3. Control from another terminal:

forgather control list                    # Find running jobs
forgather control status JOB_ID          # Check training progress
forgather control save JOB_ID            # Save a checkpoint now
forgather control stop JOB_ID            # Gracefully stop after current step
forgather control save-stop JOB_ID       # Save checkpoint, then stop
forgather control abort JOB_ID           # Stop immediately without saving

CLI reference

Command Description
forgather control list List all discoverable jobs (shows status, host, port, PID, start time)
forgather control status JOB_ID Show current step, epoch, max_steps, and latest logged metrics
forgather control save JOB_ID Trigger a checkpoint save (runs evaluation first if configured)
forgather control stop JOB_ID Graceful stop -- training finishes the current step, then exits
forgather control save-stop JOB_ID Save a checkpoint, then gracefully stop
forgather control abort JOB_ID Abort immediately without saving (prompts for confirmation)
forgather control cleanup Remove endpoint files for dead jobs
forgather control cleanup --force Remove dead job files without confirmation

How it works

Architecture

The control system has two sides:

  • Server side (TrainerControlCallback): An HTTP server running in a background thread on rank 0 of the training process. It accepts commands and queues them for the training loop to process.
  • Client side (forgather control CLI): Discovers jobs via endpoint files and sends HTTP requests.

Job discovery

When TrainerControlCallback starts, rank 0 writes an endpoint file to ~/.config/forgather/jobs/<job_id>/endpoint.json containing the host, port, and PID. The forgather control list command scans this directory to find running jobs and checks whether each process is still alive.

When training ends (or is stopped), the endpoint file is automatically cleaned up. If a job crashes without cleanup, use forgather control cleanup to remove stale entries.

Distributed coordination

Only rank 0 runs the HTTP server. When a command arrives, it is broadcast to all ranks via torch.distributed.broadcast at the next log step. All ranks then apply the command to the TrainerControl state simultaneously.

Commands are checked on each on_log callback event (controlled by the logging_steps training argument). There is a latency of up to logging_steps training steps between sending a command and it taking effect.

Command behavior

Command Effect
graceful_stop Training finishes the current step and exits. If save_strategy is not "no", a final checkpoint is saved automatically on exit.
save_checkpoint Triggers a checkpoint save regardless of save_strategy. If load_best_model_at_end is configured, also triggers evaluation.
save_and_stop Forces a checkpoint save and then stops. See note below.
abort Stops training immediately without saving.
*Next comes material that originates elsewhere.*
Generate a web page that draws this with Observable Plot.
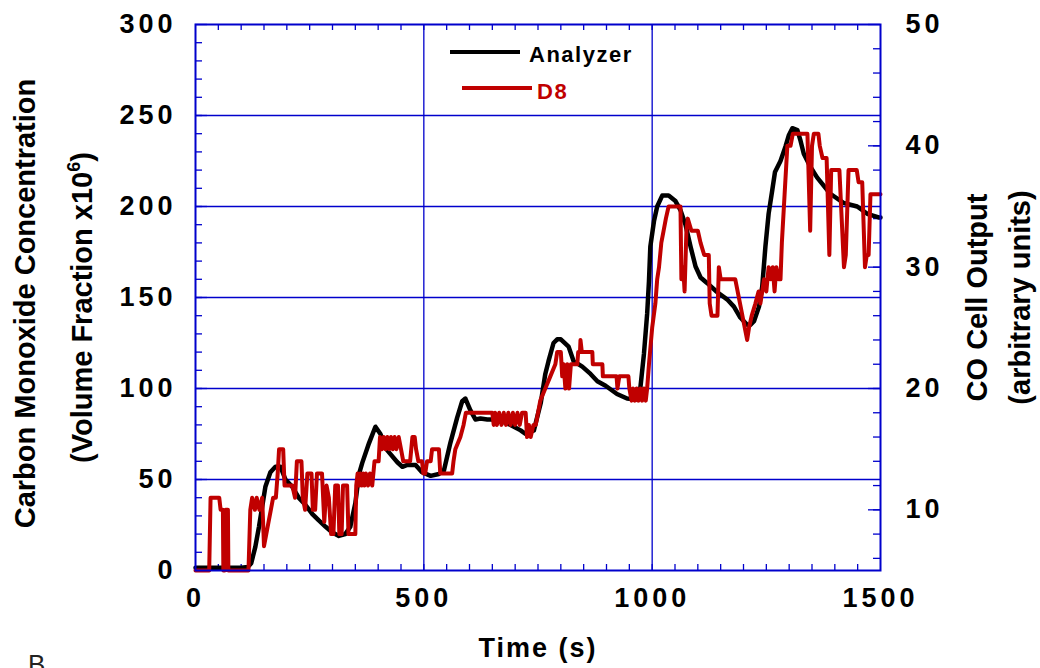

stop vs save-stop: When save_strategy="steps" or "epoch", stop already saves a final checkpoint on exit (this is the trainer's normal exit behavior), so stop and save-stop produce the same result. The difference matters when save_strategy="no": stop exits without saving, while save-stop forces a save before exiting. This is useful when you have disabled periodic checkpointing but want to keep the option of saving on demand.

TrainerControlCallback parameters

TrainerControlCallback(
    job_id: str = None,         # Auto-generated if not provided
    port: int = None,           # Auto-selected starting from 8900
    enable_http: bool = None,   # Auto-detected based on aiohttp availability
)
Parameter Default Description
job_id Auto-generated Unique identifier for this job. Format: job_{timestamp}_{hostname}_{pid}
port Auto-selected HTTP server port. Scans from 8900 upward for an available port
enable_http Auto-detected Enabled if aiohttp is installed; falls back to file-based control otherwise

Programmatic API

The control system can also be used from Python:

from forgather.trainer_control import list_jobs, get_job_status, graceful_stop, save_checkpoint

# List running jobs
jobs = list_jobs()
for job in jobs:
    print(f"{job.job_id} on {job.host}:{job.port}")

# Check status
status = get_job_status("my_experiment")
print(f"Step {status['global_step']} / {status['max_steps']}")

# Send commands
save_checkpoint("my_experiment")
graceful_stop("my_experiment")

Example

See examples/trainer_control/trainer_control_demo.py for a complete working example showing how to set up and use the control system.